HOMEOWNERS hoping to catch a break on property taxes
this year may get some help through two measures advancing at the City Council. A third bill aimed at eliminating the link between tax assessments and skyrocketing home-sale prices could stabilize tax bills in the long term.
What's missing from the Council's discussions, however, are calculations of revenue reductions the measures would produce, leaving to Mayor Hannemann the politically ticklish burden of deciding what city services, if any, would be affected by losses.
Property owners have seen their taxes rise sharply in the past few years as home sales in Hawaii's robust real estate market have pushed prices up, increasing the values of similar properties. In response to their complaints, the Council has fielded a number of measures.
One of them would reduce by $80,000 the valuation of owner-occupied homes with those age 65 and older getting a $120,000 exemption. The broader exemption is aimed at real estate speculation, but could hurt renters if owners pass on the higher tax, which they are likely to do. The age-based exemption is flawed in that it does not take into consideration ability to pay.

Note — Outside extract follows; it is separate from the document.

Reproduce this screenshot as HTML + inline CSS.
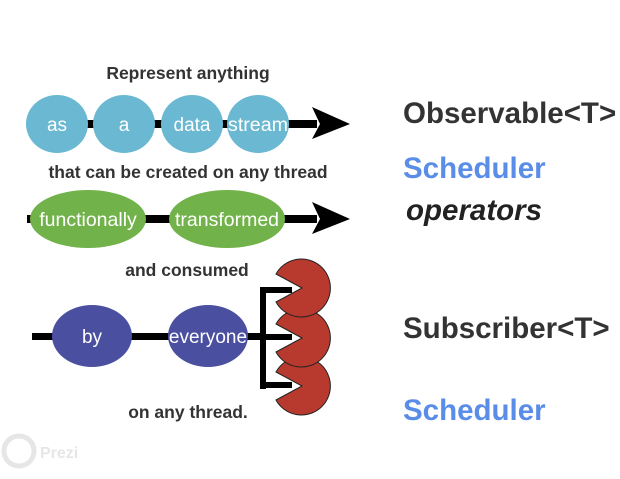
<!DOCTYPE html>
<html><head><style>body{margin:0;background:#fff}svg{display:block}</style></head><body>
<svg width="620" height="479" xmlns="http://www.w3.org/2000/svg" font-family="Liberation Sans, sans-serif">
<rect width="620" height="479" fill="#fff"/>
<g font-weight="bold" fill="#333" font-size="17.5" text-anchor="middle">
<text x="188" y="79">Represent anything</text>
<text x="188" y="178">that can be created on any thread</text>
<text x="187" y="276">and consumed</text>
<text x="188" y="418">on any thread.</text>
</g>
<rect x="27" y="120" width="290" height="8" fill="#000"/>
<polygon points="312,107 350,124 312,139 320,124" fill="#000"/>
<g fill="#6bb8d2">
<ellipse cx="57" cy="124" rx="31" ry="29"/><ellipse cx="124" cy="124" rx="31" ry="29"/>
<ellipse cx="192" cy="124" rx="31" ry="29"/><ellipse cx="258" cy="124" rx="31" ry="29"/>
</g>
<g fill="#fff" font-size="19" text-anchor="middle">
<text x="57" y="131">as</text><text x="124" y="131">a</text><text x="192" y="131">data</text><text x="258" y="131" textLength="60" lengthAdjust="spacingAndGlyphs">stream</text>
</g>
<rect x="27" y="215" width="290" height="8" fill="#000"/>
<polygon points="312,202 350,219 312,234 320,219" fill="#000"/>
<g fill="#72b24a"><ellipse cx="88" cy="219" rx="58" ry="29"/><ellipse cx="227" cy="219" rx="58" ry="29"/></g>
<g fill="#fff" font-size="19.5" text-anchor="middle"><text x="88" y="226">functionally</text><text x="227" y="226">transformed</text></g>
<rect x="32" y="333" width="232" height="7" fill="#000"/>
<rect x="260" y="287" width="6" height="102" fill="#000"/>
<rect x="260" y="287" width="32" height="6" fill="#000"/>
<rect x="260" y="334" width="32" height="6" fill="#000"/>
<rect x="260" y="382" width="32" height="6" fill="#000"/>
<g fill="#4a4fa0"><ellipse cx="92" cy="336" rx="40" ry="31"/><ellipse cx="208" cy="336" rx="40" ry="31"/></g>
<g fill="#fff" font-size="19" text-anchor="middle"><text x="92" y="343">by</text><text x="208" y="343">everyone</text></g>
<g fill="#b83a2e" stroke="#222" stroke-width="1">
<path d="M302,386 L276,372 A29,29 0 1 1 276,400 Z"/>
<path d="M302,338 L276,324 A29,29 0 1 1 276,352 Z"/>
<path d="M302,288 L276,274 A29,29 0 1 1 276,302 Z"/>
</g>
<g font-weight="bold" font-size="29.5">
<text x="403" y="123" fill="#333">Observable&lt;T&gt;</text>
<text x="403" y="178" fill="#5a8de8">Scheduler</text>
<text x="406" y="220" fill="#222" font-style="italic">operators</text>
<text x="403" y="338" fill="#333">Subscriber&lt;T&gt;</text>
<text x="403" y="420" fill="#5a8de8">Scheduler</text>
</g>
<circle cx="19" cy="451" r="15" fill="none" stroke="#e6e6e6" stroke-width="5"/>
<text x="40" y="458" font-size="16" font-weight="bold" fill="#e6e6e6">Prezi</text>
</svg>
</body></html>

The third bill changes the way in which property taxes are set. It establishes base rates or "initial tax rates" for various classes of property, which would remain the same from year to year except for inflation adjustments.
Taxes also would depend on how much city officials say is needed to pay employees and its debts and to provide services, which advocates say will hold officials more accountable for spending.
The bill carves a more reactive role for the Council by requiring the administration to propose an increase -- or even a decrease, though that's unlikely -- to the rate first. After that, the Council -- which has the politically onerous tax of setting tax rates -- can accept the administration's rate or propose its own.